Violence May Erupt at "La Frontera" on July 2

by
La Voz de Aztlan

La Voz de Aztlan has received information from reliable sources that violence may erupt along the US/Mexico border on July 2 when the Mexican National Elections take place. There are approximately 8 million Mexicans in the United States eligible to vote in the Mexican elections. In northern Texas alone there are 400,000 Mexican voters who plan to travel to the border cities in Mexico to vote.

It is in the best interest of the PRI to keep Mexicans in the United States from voting because most will vote for a non-PRI candidate if given the chance. There was a movement afoot last year that would have allowed registered Mexican voters living abroad to cast their ballots in the United States, but it was stopped by the PRI dominated Mexican government. Mexico is the world's only industrialized country without such voting procedures.

The future of Mexico will be decided within 10 hours on July 2 because there is no absentee voting in Mexico. To cast a ballot, a voter must physically be in the country and possess a current voter registration card. The front of the card contains the voter's name, address, age, sex, picture and other information. On the back are the voter's signature and fingerprint. The election will be monitored by the Federal Electoral Institute. Final results are tabulated by computer and will be ready early the next day.

Voting booths will be open from 8 a.m. to 6 p.m. only. A voter must visit an official voting location, some of which have been set up in Mexican border cities for voters who reside in the United States and would not have enough time to return to their home state to vote.

Most of the Mexicans that will travel to the border towns and cities are expected to vote for Cuauhtemoc Cardenas of the Partido Revolucionario Democratico (PRD). Cuauhtemoc is Lazaro Cardenas' son and inheritor of his legacy. Lazaro Cardenas was the honest and popular President of Mexico from 1934 to 1940 who on March 18, 1938, expropriated the assets of seventeen foreign oil companies that had been doing business in the country. This legacy of Cuauhtemoc makes him an undesirable Mexican presidential candidate tor U.S interests in Mexico. These interests as well as the the PRI will be doing everything possible to stop voters from the U.S side to reach the ballot booths on the Mexican side. La Voz de Aztlan has information that on the days leading to the election, the US. Border Patrol as well as the Mexican Patrulla Fronteriza Preventiva will be escalating their harassment of Mexican migrants to deter them from crossing the border to vote.
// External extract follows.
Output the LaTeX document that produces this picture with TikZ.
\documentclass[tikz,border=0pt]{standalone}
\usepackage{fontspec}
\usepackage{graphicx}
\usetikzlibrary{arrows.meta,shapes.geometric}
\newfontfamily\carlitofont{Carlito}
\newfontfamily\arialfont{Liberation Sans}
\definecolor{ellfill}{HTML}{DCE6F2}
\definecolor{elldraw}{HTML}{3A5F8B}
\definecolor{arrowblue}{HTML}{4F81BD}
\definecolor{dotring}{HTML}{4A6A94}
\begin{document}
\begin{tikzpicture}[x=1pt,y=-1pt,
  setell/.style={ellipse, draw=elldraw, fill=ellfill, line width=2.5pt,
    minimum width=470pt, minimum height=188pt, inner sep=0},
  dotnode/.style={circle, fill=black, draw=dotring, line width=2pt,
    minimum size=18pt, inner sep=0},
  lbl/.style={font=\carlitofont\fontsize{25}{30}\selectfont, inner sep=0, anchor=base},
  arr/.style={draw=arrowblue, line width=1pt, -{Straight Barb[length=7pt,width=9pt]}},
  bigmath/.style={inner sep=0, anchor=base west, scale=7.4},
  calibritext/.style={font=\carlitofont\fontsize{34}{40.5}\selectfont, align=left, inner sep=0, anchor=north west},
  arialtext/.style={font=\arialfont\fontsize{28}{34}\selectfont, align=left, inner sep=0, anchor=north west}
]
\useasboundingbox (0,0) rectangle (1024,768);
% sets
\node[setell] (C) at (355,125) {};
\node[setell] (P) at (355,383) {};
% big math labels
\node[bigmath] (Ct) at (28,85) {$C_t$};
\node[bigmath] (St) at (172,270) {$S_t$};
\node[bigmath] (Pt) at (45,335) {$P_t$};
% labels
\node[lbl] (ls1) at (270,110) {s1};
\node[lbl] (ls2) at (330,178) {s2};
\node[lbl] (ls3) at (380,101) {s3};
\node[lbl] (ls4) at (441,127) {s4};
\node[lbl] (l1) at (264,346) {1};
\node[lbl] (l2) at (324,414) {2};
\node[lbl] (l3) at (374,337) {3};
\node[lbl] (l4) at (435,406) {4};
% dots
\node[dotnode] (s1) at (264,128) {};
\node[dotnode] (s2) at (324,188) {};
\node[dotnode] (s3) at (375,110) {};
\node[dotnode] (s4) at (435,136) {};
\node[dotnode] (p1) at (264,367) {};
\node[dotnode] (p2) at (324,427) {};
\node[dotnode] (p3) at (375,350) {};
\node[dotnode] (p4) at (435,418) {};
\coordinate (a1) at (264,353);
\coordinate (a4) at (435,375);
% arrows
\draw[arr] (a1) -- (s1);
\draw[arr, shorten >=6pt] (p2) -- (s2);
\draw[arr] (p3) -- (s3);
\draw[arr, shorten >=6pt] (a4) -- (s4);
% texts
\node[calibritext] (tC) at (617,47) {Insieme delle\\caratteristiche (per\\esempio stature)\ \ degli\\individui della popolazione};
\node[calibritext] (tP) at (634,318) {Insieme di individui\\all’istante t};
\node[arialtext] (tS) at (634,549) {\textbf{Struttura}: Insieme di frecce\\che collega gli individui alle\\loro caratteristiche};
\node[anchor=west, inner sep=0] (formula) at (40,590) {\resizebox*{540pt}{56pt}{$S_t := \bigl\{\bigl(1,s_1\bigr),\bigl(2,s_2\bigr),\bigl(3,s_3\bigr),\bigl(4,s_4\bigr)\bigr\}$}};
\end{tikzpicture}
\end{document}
The will of the Mexicans in the US to vote is great because they desire major political changes in Mexico. Many are economic refugees due to the corruption and ineffectiveness of the PRI to provide jobs at home. The Zedillo/Clinton resolve is great also in maintaining the economic status quo that benefit their corporate supporters. With the tensions at the border due to the recent shootings and murders by US vigilantes, the bomb scare in Nuevo Laredo, the drowning of two Mexican youths in the Rio Grande while both country's border police just watched and the thousands of voters that will be crossing the border, the situation will be a like a powder keg!